* _THE TASK_
Write the data out again, character for character, with no images.

* _SOURCE MATERIAL_
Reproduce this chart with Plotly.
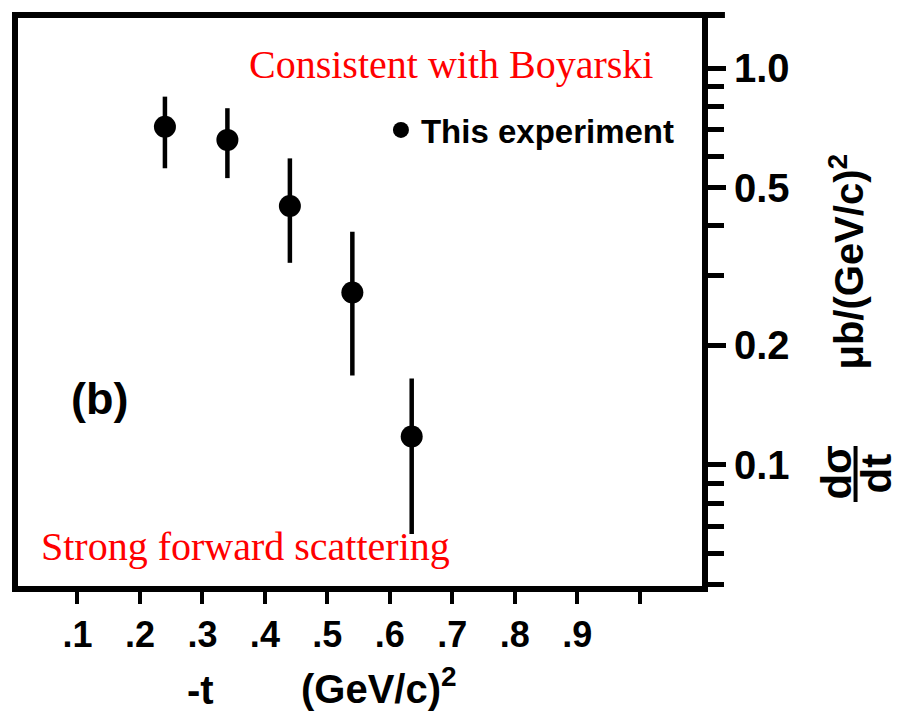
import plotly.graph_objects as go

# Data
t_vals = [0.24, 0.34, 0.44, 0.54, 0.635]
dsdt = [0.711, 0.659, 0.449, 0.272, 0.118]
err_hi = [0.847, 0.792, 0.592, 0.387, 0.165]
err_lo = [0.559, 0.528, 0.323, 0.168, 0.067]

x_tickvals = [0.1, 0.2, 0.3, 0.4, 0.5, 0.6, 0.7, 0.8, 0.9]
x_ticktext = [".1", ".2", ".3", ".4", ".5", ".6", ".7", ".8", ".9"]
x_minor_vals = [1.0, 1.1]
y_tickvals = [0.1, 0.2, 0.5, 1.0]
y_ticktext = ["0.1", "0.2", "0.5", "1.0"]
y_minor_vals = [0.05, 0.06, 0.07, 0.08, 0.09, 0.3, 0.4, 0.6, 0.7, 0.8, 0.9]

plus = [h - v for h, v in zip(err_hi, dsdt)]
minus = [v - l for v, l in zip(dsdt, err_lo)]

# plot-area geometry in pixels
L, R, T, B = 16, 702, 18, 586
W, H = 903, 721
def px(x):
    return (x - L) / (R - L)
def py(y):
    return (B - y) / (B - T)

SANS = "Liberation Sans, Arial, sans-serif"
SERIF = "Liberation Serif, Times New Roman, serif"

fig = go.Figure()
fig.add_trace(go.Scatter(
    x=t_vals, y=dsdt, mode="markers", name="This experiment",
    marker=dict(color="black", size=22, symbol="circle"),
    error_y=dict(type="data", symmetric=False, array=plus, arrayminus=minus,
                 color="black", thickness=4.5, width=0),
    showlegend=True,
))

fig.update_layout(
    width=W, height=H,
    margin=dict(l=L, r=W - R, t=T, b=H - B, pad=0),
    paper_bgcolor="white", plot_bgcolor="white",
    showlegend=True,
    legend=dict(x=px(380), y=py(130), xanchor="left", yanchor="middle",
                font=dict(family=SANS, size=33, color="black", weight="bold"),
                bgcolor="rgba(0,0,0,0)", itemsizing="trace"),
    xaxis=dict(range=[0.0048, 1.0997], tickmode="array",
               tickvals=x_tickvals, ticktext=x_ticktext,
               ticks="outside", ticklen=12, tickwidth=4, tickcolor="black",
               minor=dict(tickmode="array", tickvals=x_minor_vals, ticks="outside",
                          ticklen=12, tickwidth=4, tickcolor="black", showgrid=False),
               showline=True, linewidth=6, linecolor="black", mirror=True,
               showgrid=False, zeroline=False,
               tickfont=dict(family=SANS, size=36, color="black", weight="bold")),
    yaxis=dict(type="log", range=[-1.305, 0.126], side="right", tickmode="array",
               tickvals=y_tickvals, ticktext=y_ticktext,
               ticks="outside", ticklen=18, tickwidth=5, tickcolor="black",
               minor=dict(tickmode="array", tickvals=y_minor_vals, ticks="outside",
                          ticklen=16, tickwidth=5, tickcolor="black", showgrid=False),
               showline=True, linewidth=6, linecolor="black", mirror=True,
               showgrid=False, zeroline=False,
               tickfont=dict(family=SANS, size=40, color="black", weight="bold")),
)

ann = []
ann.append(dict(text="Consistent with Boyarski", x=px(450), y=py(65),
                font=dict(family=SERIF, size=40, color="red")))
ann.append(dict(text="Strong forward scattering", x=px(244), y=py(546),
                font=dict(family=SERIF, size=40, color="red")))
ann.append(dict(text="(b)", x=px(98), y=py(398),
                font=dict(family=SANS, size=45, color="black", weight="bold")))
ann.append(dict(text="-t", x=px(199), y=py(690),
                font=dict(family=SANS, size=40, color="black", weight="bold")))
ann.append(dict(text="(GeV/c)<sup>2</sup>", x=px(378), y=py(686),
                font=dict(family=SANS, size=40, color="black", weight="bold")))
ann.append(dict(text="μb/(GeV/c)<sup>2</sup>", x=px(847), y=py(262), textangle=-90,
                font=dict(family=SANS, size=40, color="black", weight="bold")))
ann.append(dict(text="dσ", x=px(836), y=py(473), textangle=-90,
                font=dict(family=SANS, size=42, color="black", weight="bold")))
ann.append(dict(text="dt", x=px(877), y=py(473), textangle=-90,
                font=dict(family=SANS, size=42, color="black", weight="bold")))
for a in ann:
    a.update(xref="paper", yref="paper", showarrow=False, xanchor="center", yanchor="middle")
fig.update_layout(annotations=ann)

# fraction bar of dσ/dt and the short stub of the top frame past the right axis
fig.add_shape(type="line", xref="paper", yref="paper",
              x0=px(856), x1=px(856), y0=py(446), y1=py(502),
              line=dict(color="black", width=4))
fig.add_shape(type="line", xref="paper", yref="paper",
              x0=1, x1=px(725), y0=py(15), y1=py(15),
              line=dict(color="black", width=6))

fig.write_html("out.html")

* _RESPONSE TO THE TASK_
Reproduce this chart with Plotly.
import plotly.graph_objects as go

# Data
t_vals = [0.24, 0.34, 0.44, 0.54, 0.635]
dsdt = [0.711, 0.659, 0.449, 0.272, 0.118]
err_hi = [0.847, 0.792, 0.592, 0.387, 0.165]
err_lo = [0.559, 0.528, 0.323, 0.168, 0.067]

x_tickvals = [0.1, 0.2, 0.3, 0.4, 0.5, 0.6, 0.7, 0.8, 0.9]
x_ticktext = [".1", ".2", ".3", ".4", ".5", ".6", ".7", ".8", ".9"]
x_minor_vals = [1.0, 1.1]
y_tickvals = [0.1, 0.2, 0.5, 1.0]
y_ticktext = ["0.1", "0.2", "0.5", "1.0"]
y_minor_vals = [0.05, 0.06, 0.07, 0.08, 0.09, 0.3, 0.4, 0.6, 0.7, 0.8, 0.9]

plus = [h - v for h, v in zip(err_hi, dsdt)]
minus = [v - l for v, l in zip(dsdt, err_lo)]

# plot-area geometry in pixels
L, R, T, B = 16, 702, 18, 586
W, H = 903, 721
def px(x):
    return (x - L) / (R - L)
def py(y):
    return (B - y) / (B - T)

SANS = "Liberation Sans, Arial, sans-serif"
SERIF = "Liberation Serif, Times New Roman, serif"

fig = go.Figure()
fig.add_trace(go.Scatter(
    x=t_vals, y=dsdt, mode="markers", name="This experiment",
    marker=dict(color="black", size=22, symbol="circle"),
    error_y=dict(type="data", symmetric=False, array=plus, arrayminus=minus,
                 color="black", thickness=4.5, width=0),
    showlegend=True,
))

fig.update_layout(
    width=W, height=H,
    margin=dict(l=L, r=W - R, t=T, b=H - B, pad=0),
    paper_bgcolor="white", plot_bgcolor="white",
    showlegend=True,
    legend=dict(x=px(380), y=py(130), xanchor="left", yanchor="middle",
                font=dict(family=SANS, size=33, color="black", weight="bold"),
                bgcolor="rgba(0,0,0,0)", itemsizing="trace"),
    xaxis=dict(range=[0.0048, 1.0997], tickmode="array",
               tickvals=x_tickvals, ticktext=x_ticktext,
               ticks="outside", ticklen=12, tickwidth=4, tickcolor="black",
               minor=dict(tickmode="array", tickvals=x_minor_vals, ticks="outside",
                          ticklen=12, tickwidth=4, tickcolor="black", showgrid=False),
               showline=True, linewidth=6, linecolor="black", mirror=True,
               showgrid=False, zeroline=False,
               tickfont=dict(family=SANS, size=36, color="black", weight="bold")),
    yaxis=dict(type="log", range=[-1.305, 0.126], side="right", tickmode="array",
               tickvals=y_tickvals, ticktext=y_ticktext,
               ticks="outside", ticklen=18, tickwidth=5, tickcolor="black",
               minor=dict(tickmode="array", tickvals=y_minor_vals, ticks="outside",
                          ticklen=16, tickwidth=5, tickcolor="black", showgrid=False),
               showline=True, linewidth=6, linecolor="black", mirror=True,
               showgrid=False, zeroline=False,
               tickfont=dict(family=SANS, size=40, color="black", weight="bold")),
)

ann = []
ann.append(dict(text="Consistent with Boyarski", x=px(450), y=py(65),
                font=dict(family=SERIF, size=40, color="red")))
ann.append(dict(text="Strong forward scattering", x=px(244), y=py(546),
                font=dict(family=SERIF, size=40, color="red")))
ann.append(dict(text="(b)", x=px(98), y=py(398),
                font=dict(family=SANS, size=45, color="black", weight="bold")))
ann.append(dict(text="-t", x=px(199), y=py(690),
                font=dict(family=SANS, size=40, color="black", weight="bold")))
ann.append(dict(text="(GeV/c)<sup>2</sup>", x=px(378), y=py(686),
                font=dict(family=SANS, size=40, color="black", weight="bold")))
ann.append(dict(text="μb/(GeV/c)<sup>2</sup>", x=px(847), y=py(262), textangle=-90,
                font=dict(family=SANS, size=40, color="black", weight="bold")))
ann.append(dict(text="dσ", x=px(836), y=py(473), textangle=-90,
                font=dict(family=SANS, size=42, color="black", weight="bold")))
ann.append(dict(text="dt", x=px(877), y=py(473), textangle=-90,
                font=dict(family=SANS, size=42, color="black", weight="bold")))
for a in ann:
    a.update(xref="paper", yref="paper", showarrow=False, xanchor="center", yanchor="middle")
fig.update_layout(annotations=ann)

# fraction bar of dσ/dt and the short stub of the top frame past the right axis
fig.add_shape(type="line", xref="paper", yref="paper",
              x0=px(856), x1=px(856), y0=py(446), y1=py(502),
              line=dict(color="black", width=4))
fig.add_shape(type="line", xref="paper", yref="paper",
              x0=1, x1=px(725), y0=py(15), y1=py(15),
              line=dict(color="black", width=6))

fig.write_html("out.html")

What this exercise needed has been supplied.